The Power of the People – Reservation of the initiative and referendum powers

by Julie Pelegrin

As originally adopted, section 1 of article V of the Colorado constitution gave all of the legislative power to the General Assembly. During the Progressive Era, however, a group called the Colorado Direct Legislation League advocated for an amendment to the constitution to reserve to the people the power of initiative and referendum — law-making powers that the voters of Colorado exercise directly rather than through their elected representatives. In a special legislative session in 1910, the General Assembly referred a constitutional amendment to the ballot, which amendment passed in the 1910 general election, establishing the powers of initiative and referendum.

The initiative power — or citizen’s initiative — reserves to the people the power to enact changes to the state constitution and statutes by petitioning to place measures on the ballot. If a majority of the persons voting in an election approve the measure, it becomes the law of the state. If the new law is a statute, the General Assembly can amend it or repeal it through the normal legislative process. But if the new law is part of the state constitution, it can be changed only by another statewide vote of the people. The state constitution has been amended several times as a result of citizen initiatives, and many of these have specifically limited the authority of the General Assembly. In recent years, the General Assembly and the people have enacted a very specific process for placing a citizen’s initiative on the ballot, which process is a topic for another article.

The referendum power enables citizens to directly vote on legislation passed by the General Assembly. Using the referendum power, a person who dislikes a bill can, after the bill passes, put all or any portion of the bill on the ballot for approval or rejection by the voters. To refer legislation to the ballot, a person must circulate a petition and obtain a number of signatures equal to at least five percent of the number of people who voted in the most recent election of the Secretary of State. The person must submit the petition to the Secretary of State within 90 days after the end of the legislative session in which the General Assembly passed the legislation.

Once referred, the legislation is subject to a vote at the next even-year election, or at the next odd-year election if the legislation arises from section 20 of article X of the state constitution (TABOR). Generally speaking, if the legislation passed during an odd-numbered year and was referred to the ballot, it would not receive a vote for over a year – November of the next even-numbered year – and it could not take effect until the Governor proclaimed the vote in January after the election. If a bill that is not related to TABOR passes during the 2013 legislative session and is referred to the ballot under the referendum power, it cannot take effect until January of 2015.

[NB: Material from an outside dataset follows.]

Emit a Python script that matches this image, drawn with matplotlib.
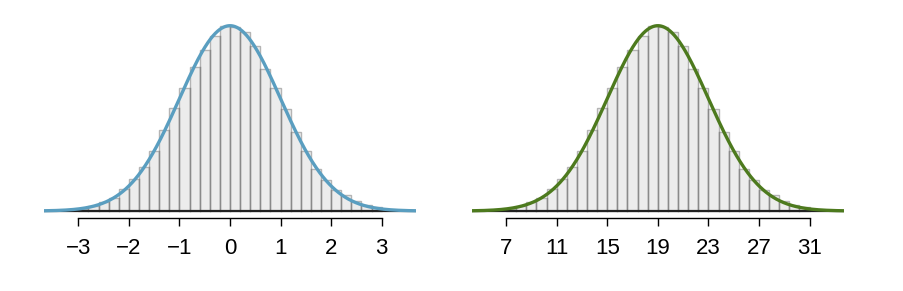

There are situations in which legislation needs to take effect much more quickly; for these situations there is an exception to the power of referendum. If the General Assembly decides that a bill is “necessary for the immediate preservation of the public peace, health, or safety,” that bill is not subject to referral and can take effect immediately upon signature of the Governor. To identify these types of bills, the General Assembly created the safety clause, which legislators include in bills that they decide need to take effect sooner than 90 days after adjournment. The constitution also includes a blanket exception from the referendum power for appropriations bills.

Early in the state’s history, citizens challenged the inclusion of a safety clause in legislation. But the courts refused to second-guess the General Assembly’s decision that a piece of legislation should take effect immediately without waiting 90 days for a referendum petition.

In 1932, the citizens used the referendum power against a bill that would have raised the tax on oleomargarine. The people voted down the tax increase, and for many years after that, legislators routinely included the safety clause in all of their bills. In the late 1990’s and early 2000’s, however, legislators began including the safety clause only if they had a specific reason that a bill needed to take effect sooner than 90 days after adjournment. Click here for more information concerning the use of safety clauses, and here for information on safety clauses and effective date clauses.

The General Assembly also can use the power of referendum to refer a measure to the voters for approval. If the General Assembly wants to amend the state constitution, it must pass a concurrent resolution by a two-thirds majority of both houses, and then the resolution is automatically referred to the ballot for statewide voter approval by a simple majority of those voting. The General Assembly may also include a referendum clause in any bill that passes both houses by a simple majority. The referendum clause automatically places the legislation on the ballot at the next even-number year election, unless it is a TABOR-related measure. The Governor does not have the power to veto or sign a concurrent resolution or a bill that passes with a referendum clause.

But the power of referendum applies only to a bill, not to a resolution or memorial. In most instances, the General Assembly uses a resolution or memorial to recognize persons or significant events in the state. However, the General Assembly will also pass a resolution to express its opinion on federal legislation or to ratify an amendment to the U.S. constitution. The citizens of the state cannot refer that resolution to the ballot for voter-approval.